Since the optimal weight at $5$ feet (i.e. $0$ inches more than $5$ feet) is $106$ pounds, this can be represented by the ordered pair $(h_1,w_1)=(0,106)$. Since the optimal weight at $5.5$ feet (i.e. $6$ inches more than $5$ feet) is $142$ pounds, this can be represented by the ordered pair $(h_2,w_2)=(6,142)$.

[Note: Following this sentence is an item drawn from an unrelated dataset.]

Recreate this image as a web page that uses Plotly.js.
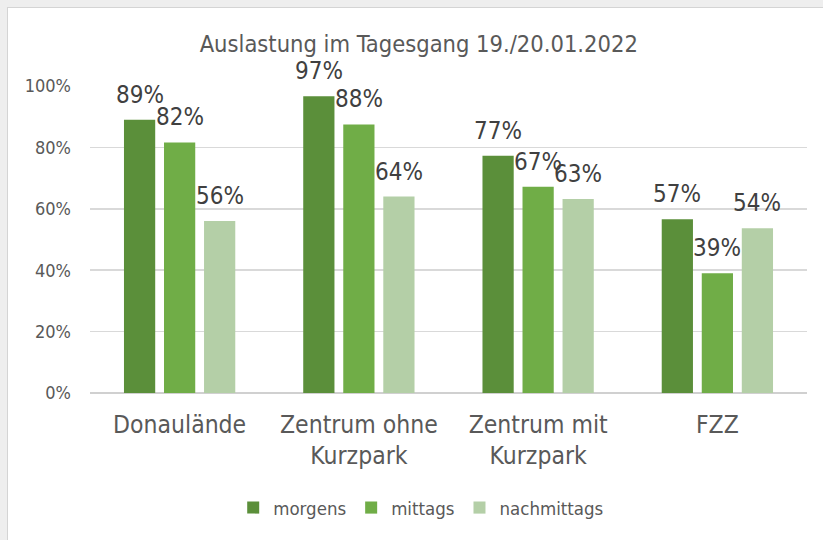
<!DOCTYPE html>
<html>
<head>
<meta charset="utf-8">
<script src="https://cdn.plot.ly/plotly-3.0.1.min.js"></script>
<style>
  html, body { margin: 0; padding: 0; background: #eeeeee; width: 823px; height: 540px; overflow: hidden; }
  #chart { position: absolute; left: 7px; top: 7px; width: 816px; height: 533px; background: #ffffff;
           border-left: 1px solid #d4d4d4; border-top: 1px solid #d4d4d4; box-sizing: border-box; }
</style>
</head>
<body>
<div id="chart"></div>
<script>
const categories = ["Donaulände", "Zentrum ohne<br>Kurzpark", "Zentrum mit<br>Kurzpark", "FZZ"];
const morgens = [0.89, 0.967, 0.773, 0.566];
const mittags = [0.816, 0.875, 0.672, 0.39];
const nachmittags = [0.56, 0.64, 0.632, 0.537];
const seriesNames = ["morgens", "mittags", "nachmittags"];
const seriesColors = ["#5b8f3a", "#70ad47", "#b4cfa7"];
const yTickVals = [0, 0.2, 0.4, 0.6, 0.8, 1.0];
const yTickText = ["0%", "20%", "40%", "60%", "80%", "100%"];

const FONT = '"DejaVu Sans Condensed", "Liberation Sans Narrow", sans-serif';
const BARGAP = 0.33, GROUPGAP = 0.22;
const allSeries = [morgens, mittags, nachmittags];

const data = allSeries.map((vals, s) => ({
  type: 'bar', name: seriesNames[s], x: categories, y: vals,
  marker: { color: seriesColors[s] },
  hoverinfo: 'none'
}));

// data labels, placed through the category axis (index + group offset) and the value axis
const slot = (1 - BARGAP) / allSeries.length;
const annotations = [];
allSeries.forEach((vals, s) => {
  vals.forEach((v, i) => {
    annotations.push({
      xref: 'x', yref: 'y', x: i + (s - (allSeries.length - 1) / 2) * slot, y: v,
      text: Math.round(v * 100) + '%', showarrow: false,
      xanchor: 'center', yanchor: 'bottom', yshift: 9,
      font: { family: FONT, size: 24, color: '#404040' }
    });
  });
});

const layout = {
  width: 815, height: 532,
  margin: { l: 82, r: 16, t: 78, b: 147, pad: 0 },
  paper_bgcolor: 'rgba(0,0,0,0)', plot_bgcolor: '#ffffff',
  font: { family: FONT, color: '#595959' },
  title: { text: 'Auslastung im Tagesgang 19./20.01.2022', font: { family: FONT, size: 23.5, color: '#595959' },
           x: 0.504, xref: 'container', xanchor: 'center', y: 0.933, yref: 'container', yanchor: 'middle' },
  barmode: 'group', bargap: BARGAP, bargroupgap: GROUPGAP,
  xaxis: { type: 'category', showgrid: false, showline: false, ticks: '',
           tickfont: { family: FONT, size: 24.5, color: '#595959' }, ticklabelstandoff: 14 },
  yaxis: { range: [0, 1.0], tickvals: yTickVals, ticktext: yTickText, showgrid: true, gridcolor: '#d9d9d9', gridwidth: 1.5,
           zeroline: true, zerolinecolor: '#d0d0d0', zerolinewidth: 2, showline: false, ticks: '',
           tickfont: { family: FONT, size: 18, color: '#595959' }, ticklabelstandoff: 18 },
  annotations: annotations,
  showlegend: true,
  legend: { orientation: 'h', xref: 'container', yref: 'container', x: 0.507, xanchor: 'center', y: 0.06, yanchor: 'middle',
            font: { family: FONT, size: 18.5, color: '#595959' }, itemwidth: 30, traceorder: 'normal' }
};

Plotly.newPlot('chart', data, layout, { displayModeBar: false, staticPlot: true });
</script>
</body>
</html>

The formula for finding the slope, $m$, of the line passing through two points, $(h_1,w_1)$ and $(h_2,w_2)$ is given by $m=\frac{w_1-w_2}{h_1-h_2}$. That is,
$$\begin{aligned}
m&=\frac{w_1-w_2}{h_1-h_2}
\\&=
\frac{106-142}{0-6}
\\&=
\frac{-36}{-6}
\\&=
6
.\end{aligned}
$$With $m=6$, then the linear equation that gives the optimal weight of men based on the number of inches above $5$ feet takes the form of
$$
w=6h+b
.$$Since the line passes through the point $(0,106)$, substitute $h=0$ and $w=106$ in the equation above to solve for $b$. That is,
$$\begin{aligned}
w&=6h+b
\\
106&=6(0)+b
\\
106&=b
.\end{aligned}
$$With $b=106$, then the linear equation that gives the optimal weight of men based on the number of inches above $5$ feet is
$$
w=6h+106
.$$